German chancellor Angela Merkel was criticised by political allies for ceding to France and giving up on her call for mandatory sanctions on euro area countries that breach budget-deficit limits.
The comments from within Ms Merkel's ruling coalition echoed the reaction to her decision earlier this year to back a rescue for Greece and financial backstop for euro-area countries.
"After agreeing to stump up for the Greek bailout, Germany is now being pulled over a barrel twice," Frank Schaeffler, a financial spokesman for the Free Democrats, Ms Merkel's junior coalition partner, said in an interview today. "This is a fatal compromise."

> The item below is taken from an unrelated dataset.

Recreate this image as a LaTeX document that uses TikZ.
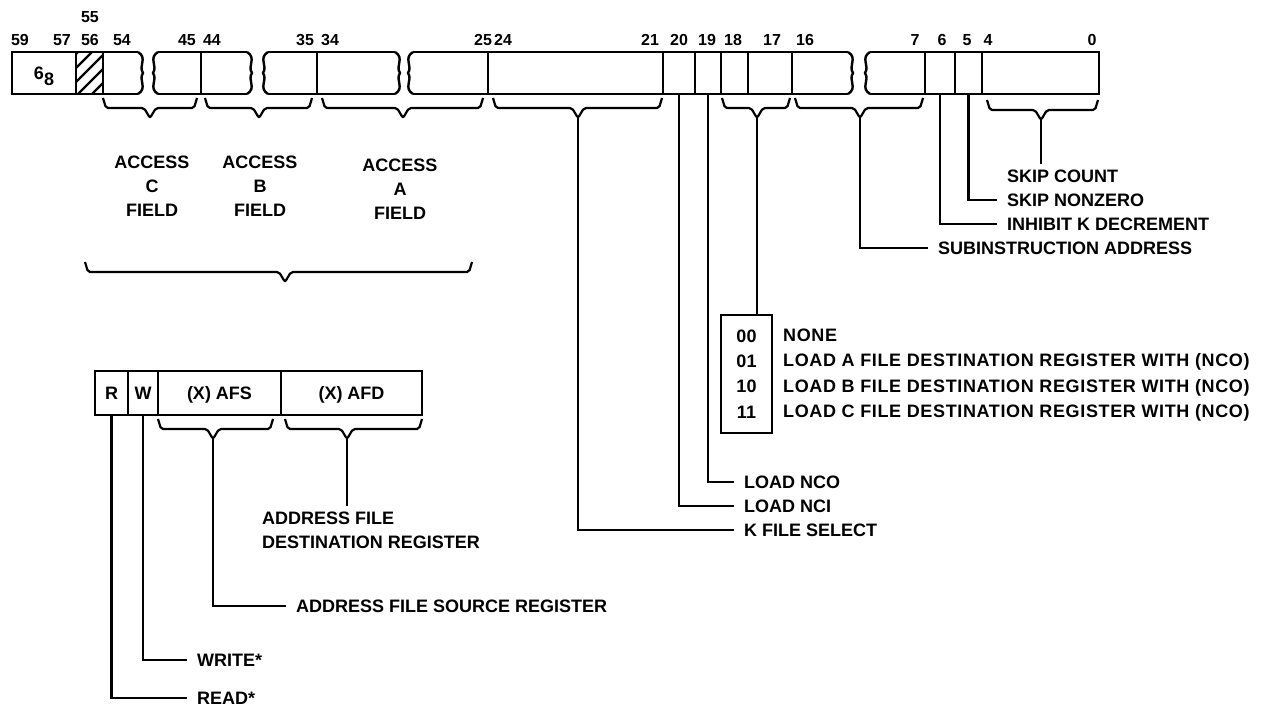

Germany, which had pushed for "quasi-automatic" sanctions, shifted its stance on October 18th to embrace French calls for euro area governments to vote on penalties, leaving decisions in the hands of politicians.
"Either you have automatic sanctions worthy of the name, or you leave the door wide open to a repeat of the fiscal mess we're in now." Mr Schaeffler said.
While France backed Ms Merkel's effort for a rewrite of European Union treaties to create a permanent way to handle debt crises, the Frankfurter Allgemeine Zeitung newspaper said other countries will now resist that push.
"Judgment on violators will still be passed by the violators," the newspaper said in an editorial today. "This isn't exactly a toughening of the pact. And the German government didn't really get anything in return."
It's "hard to understand why Mrs Merkel has given in to French pressure to such a degree," Michael Link, a lawmaker with the Free Democrats, said in a statement.
German deputy finance minister Joerg Asmussen defended the accord, saying it opens the way for finding "a permanent crisis-resolution mechanism".
"Without this German-French accord there would not have been an agreement," he told reporters in Brussels yesterday.